[start]
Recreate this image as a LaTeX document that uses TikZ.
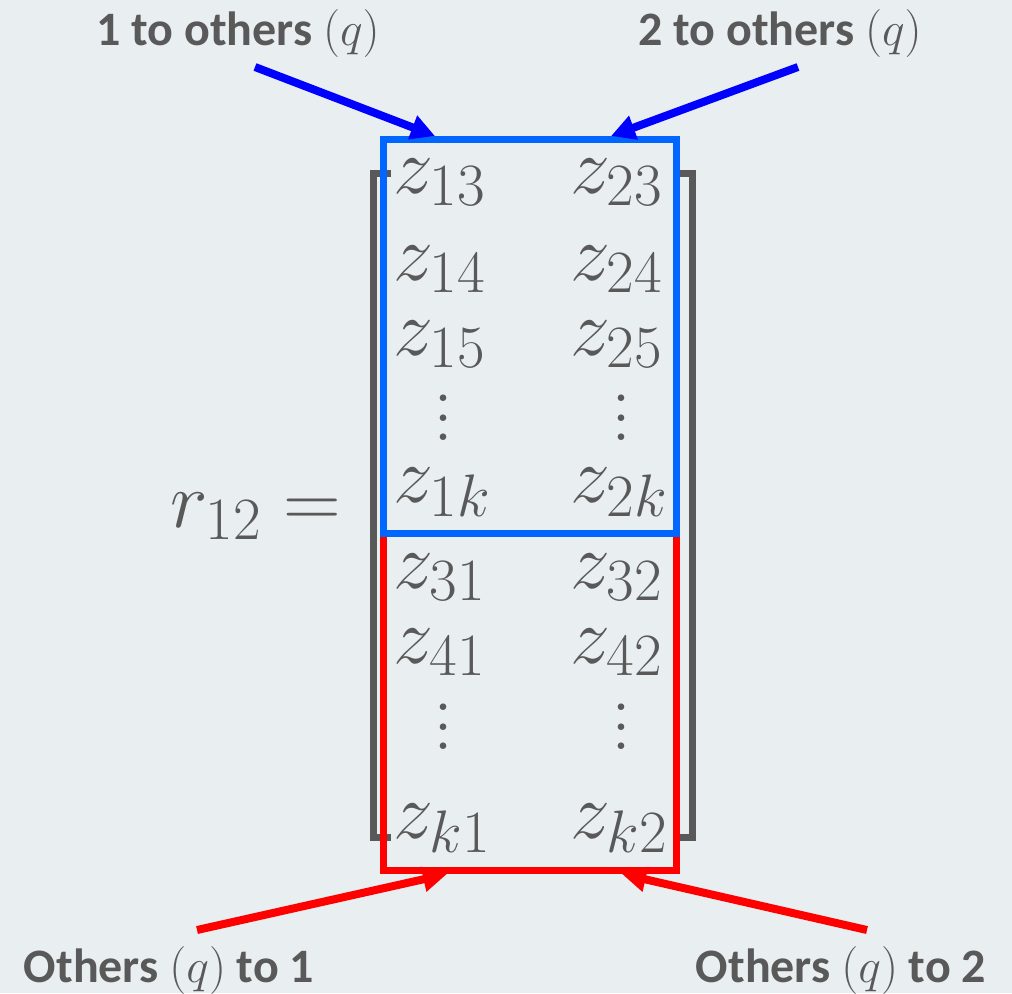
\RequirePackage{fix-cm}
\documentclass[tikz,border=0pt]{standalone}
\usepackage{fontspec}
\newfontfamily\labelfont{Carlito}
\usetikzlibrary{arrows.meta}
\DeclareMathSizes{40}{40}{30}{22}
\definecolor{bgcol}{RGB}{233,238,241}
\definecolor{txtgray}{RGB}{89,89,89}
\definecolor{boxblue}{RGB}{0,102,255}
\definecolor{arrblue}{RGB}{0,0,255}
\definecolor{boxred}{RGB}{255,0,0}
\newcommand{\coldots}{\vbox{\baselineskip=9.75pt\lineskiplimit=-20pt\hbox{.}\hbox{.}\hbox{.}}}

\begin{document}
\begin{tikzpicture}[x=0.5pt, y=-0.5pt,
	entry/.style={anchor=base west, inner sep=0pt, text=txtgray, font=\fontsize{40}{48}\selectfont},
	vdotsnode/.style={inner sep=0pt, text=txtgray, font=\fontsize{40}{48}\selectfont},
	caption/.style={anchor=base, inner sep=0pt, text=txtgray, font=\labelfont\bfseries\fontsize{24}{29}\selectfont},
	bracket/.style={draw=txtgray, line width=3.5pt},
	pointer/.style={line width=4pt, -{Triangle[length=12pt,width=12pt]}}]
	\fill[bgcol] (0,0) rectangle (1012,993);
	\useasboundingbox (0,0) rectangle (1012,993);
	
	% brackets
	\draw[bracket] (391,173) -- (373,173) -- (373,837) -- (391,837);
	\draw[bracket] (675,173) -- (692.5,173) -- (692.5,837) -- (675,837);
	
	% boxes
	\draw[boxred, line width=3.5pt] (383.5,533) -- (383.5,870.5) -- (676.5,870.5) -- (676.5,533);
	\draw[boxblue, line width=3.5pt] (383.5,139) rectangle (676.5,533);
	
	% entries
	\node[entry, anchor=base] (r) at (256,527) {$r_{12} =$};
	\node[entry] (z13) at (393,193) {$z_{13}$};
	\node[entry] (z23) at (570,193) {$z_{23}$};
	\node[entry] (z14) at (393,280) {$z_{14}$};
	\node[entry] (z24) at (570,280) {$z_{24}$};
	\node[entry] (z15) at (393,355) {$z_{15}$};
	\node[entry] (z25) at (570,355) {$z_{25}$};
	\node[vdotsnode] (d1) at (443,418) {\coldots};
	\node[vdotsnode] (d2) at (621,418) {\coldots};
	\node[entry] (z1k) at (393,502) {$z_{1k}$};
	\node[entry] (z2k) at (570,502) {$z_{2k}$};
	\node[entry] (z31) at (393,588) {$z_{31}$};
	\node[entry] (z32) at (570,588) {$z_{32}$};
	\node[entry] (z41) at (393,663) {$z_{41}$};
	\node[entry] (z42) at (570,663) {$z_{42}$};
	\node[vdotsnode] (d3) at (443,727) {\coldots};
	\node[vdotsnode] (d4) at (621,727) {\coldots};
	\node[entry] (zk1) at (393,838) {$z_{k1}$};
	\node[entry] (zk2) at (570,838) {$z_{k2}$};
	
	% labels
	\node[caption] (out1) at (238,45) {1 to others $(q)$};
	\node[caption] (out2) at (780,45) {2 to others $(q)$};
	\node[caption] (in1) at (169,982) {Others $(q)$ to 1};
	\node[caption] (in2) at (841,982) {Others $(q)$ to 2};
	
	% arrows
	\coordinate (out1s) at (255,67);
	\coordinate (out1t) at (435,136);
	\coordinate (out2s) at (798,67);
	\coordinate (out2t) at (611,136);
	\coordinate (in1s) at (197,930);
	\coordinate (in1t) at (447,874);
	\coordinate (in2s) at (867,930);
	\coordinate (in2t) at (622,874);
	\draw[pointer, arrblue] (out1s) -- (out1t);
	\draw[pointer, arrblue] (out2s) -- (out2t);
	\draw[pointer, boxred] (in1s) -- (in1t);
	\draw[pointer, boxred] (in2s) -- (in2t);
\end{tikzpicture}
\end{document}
[end]
[start]
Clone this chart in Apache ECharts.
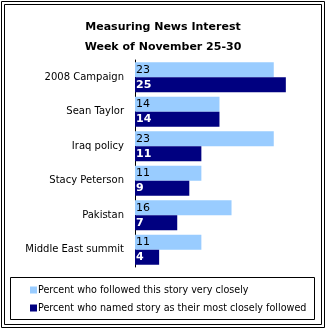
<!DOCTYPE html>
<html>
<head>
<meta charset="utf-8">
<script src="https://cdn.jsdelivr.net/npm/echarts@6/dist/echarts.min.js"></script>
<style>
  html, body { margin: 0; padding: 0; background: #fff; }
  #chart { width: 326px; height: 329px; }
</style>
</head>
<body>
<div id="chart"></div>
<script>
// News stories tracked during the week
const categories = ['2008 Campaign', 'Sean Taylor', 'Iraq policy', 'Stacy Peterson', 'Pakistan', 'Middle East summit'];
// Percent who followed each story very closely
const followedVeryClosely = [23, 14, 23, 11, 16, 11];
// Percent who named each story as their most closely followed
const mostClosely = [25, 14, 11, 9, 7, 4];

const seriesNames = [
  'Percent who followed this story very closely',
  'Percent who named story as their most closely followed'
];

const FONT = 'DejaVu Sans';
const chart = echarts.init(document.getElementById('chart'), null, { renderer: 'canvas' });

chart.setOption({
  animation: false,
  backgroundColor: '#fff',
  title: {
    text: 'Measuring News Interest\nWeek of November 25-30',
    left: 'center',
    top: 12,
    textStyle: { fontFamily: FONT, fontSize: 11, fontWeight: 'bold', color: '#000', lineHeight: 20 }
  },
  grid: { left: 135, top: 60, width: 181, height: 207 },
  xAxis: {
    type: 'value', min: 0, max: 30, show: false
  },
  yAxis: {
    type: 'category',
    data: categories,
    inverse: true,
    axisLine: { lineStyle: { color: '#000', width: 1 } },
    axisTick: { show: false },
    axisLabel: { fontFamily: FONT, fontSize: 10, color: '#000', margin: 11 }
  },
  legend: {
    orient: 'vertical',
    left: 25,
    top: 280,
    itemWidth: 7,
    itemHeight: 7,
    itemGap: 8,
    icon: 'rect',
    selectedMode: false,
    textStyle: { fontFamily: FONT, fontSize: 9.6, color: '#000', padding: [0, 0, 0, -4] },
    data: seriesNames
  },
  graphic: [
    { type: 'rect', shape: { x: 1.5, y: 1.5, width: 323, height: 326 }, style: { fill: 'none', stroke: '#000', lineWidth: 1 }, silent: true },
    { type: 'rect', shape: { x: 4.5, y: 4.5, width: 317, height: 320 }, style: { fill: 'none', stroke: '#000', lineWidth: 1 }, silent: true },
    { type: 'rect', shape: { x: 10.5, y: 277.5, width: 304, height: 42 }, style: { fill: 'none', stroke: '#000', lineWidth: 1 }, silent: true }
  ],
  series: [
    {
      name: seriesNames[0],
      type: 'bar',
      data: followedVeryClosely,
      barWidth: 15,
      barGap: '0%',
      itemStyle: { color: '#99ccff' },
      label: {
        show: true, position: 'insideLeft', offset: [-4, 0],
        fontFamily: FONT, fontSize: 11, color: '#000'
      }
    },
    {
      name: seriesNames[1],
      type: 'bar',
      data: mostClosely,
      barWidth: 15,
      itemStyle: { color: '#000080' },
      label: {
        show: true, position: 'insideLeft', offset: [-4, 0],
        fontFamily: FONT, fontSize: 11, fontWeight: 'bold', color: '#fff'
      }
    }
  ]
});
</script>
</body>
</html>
[end]
[start]
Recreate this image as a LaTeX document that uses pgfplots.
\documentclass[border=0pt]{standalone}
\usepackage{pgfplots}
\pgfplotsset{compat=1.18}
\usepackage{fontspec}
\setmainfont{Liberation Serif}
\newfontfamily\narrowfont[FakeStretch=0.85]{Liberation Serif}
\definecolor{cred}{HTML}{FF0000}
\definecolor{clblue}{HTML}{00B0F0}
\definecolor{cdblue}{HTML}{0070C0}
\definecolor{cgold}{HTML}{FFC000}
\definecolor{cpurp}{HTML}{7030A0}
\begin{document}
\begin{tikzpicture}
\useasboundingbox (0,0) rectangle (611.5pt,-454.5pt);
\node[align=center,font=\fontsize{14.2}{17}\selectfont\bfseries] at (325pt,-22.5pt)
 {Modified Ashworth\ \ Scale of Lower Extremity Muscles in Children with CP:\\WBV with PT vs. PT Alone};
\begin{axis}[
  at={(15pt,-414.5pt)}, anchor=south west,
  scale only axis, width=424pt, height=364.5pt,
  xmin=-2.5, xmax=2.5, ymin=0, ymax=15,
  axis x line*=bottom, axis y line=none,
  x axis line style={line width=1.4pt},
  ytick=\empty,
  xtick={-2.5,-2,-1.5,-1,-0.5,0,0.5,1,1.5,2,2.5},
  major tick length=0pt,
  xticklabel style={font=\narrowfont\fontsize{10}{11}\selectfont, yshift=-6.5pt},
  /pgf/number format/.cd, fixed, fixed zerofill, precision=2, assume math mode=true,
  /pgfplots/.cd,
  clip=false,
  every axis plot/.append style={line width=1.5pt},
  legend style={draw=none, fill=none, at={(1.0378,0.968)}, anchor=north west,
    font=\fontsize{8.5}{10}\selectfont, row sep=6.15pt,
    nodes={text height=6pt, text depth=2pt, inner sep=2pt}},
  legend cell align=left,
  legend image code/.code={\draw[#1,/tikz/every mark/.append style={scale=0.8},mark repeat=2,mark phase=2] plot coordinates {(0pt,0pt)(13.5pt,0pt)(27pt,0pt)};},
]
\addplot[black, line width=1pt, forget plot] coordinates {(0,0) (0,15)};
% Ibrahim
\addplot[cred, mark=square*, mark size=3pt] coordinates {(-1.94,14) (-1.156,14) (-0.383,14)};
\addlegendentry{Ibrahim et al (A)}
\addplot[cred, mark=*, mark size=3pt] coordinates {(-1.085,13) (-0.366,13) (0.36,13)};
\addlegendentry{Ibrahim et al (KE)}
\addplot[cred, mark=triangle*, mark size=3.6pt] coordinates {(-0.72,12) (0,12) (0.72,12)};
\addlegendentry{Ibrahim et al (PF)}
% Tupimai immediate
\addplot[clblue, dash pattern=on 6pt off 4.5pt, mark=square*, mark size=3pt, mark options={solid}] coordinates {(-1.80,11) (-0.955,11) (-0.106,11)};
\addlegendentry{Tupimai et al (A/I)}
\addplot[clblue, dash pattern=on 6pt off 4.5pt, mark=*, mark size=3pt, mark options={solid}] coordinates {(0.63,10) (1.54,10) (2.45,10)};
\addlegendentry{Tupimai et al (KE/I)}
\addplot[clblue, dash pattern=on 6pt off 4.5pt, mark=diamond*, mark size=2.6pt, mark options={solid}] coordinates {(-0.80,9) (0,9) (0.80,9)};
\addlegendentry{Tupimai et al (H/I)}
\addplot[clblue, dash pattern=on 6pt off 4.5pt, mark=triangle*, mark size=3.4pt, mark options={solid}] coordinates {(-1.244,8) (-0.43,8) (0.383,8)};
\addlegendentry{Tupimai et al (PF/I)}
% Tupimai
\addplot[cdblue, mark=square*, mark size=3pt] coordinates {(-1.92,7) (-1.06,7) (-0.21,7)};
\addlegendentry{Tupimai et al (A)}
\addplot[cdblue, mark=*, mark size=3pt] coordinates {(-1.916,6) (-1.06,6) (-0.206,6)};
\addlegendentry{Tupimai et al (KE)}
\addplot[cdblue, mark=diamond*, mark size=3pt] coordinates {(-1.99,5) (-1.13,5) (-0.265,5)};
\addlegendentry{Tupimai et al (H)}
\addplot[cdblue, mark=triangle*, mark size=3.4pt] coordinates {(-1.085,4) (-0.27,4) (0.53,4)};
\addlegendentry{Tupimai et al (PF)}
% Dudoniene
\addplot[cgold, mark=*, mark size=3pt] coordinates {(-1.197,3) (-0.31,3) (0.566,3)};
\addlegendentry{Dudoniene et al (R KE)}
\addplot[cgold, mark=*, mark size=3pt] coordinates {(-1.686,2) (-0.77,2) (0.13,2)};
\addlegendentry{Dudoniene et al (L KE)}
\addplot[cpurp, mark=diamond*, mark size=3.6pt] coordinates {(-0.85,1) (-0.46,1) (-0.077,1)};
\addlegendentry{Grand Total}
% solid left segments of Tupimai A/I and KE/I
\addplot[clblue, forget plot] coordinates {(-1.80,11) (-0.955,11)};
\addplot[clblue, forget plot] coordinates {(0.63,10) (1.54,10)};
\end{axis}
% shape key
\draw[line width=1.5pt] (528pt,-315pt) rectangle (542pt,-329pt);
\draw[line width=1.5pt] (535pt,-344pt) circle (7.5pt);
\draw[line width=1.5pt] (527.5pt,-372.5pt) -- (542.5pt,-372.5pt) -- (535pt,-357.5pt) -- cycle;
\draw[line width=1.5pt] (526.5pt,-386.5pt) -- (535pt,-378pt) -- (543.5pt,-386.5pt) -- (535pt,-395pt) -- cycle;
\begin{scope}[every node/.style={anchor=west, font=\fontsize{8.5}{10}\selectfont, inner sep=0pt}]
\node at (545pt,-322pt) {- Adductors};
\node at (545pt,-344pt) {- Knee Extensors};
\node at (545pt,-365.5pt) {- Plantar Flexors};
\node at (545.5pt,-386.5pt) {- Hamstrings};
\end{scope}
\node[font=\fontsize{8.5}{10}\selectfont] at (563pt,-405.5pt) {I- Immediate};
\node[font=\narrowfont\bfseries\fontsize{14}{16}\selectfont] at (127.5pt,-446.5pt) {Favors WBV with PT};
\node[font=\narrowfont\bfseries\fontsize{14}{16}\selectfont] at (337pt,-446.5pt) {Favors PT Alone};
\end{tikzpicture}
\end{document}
[end]
*Exercise requirements*:
Consider the entries above and return each line with the string "uses".

*Output of the exercise*:
Recreate this image as a LaTeX document that uses TikZ.
Recreate this image as a LaTeX document that uses pgfplots.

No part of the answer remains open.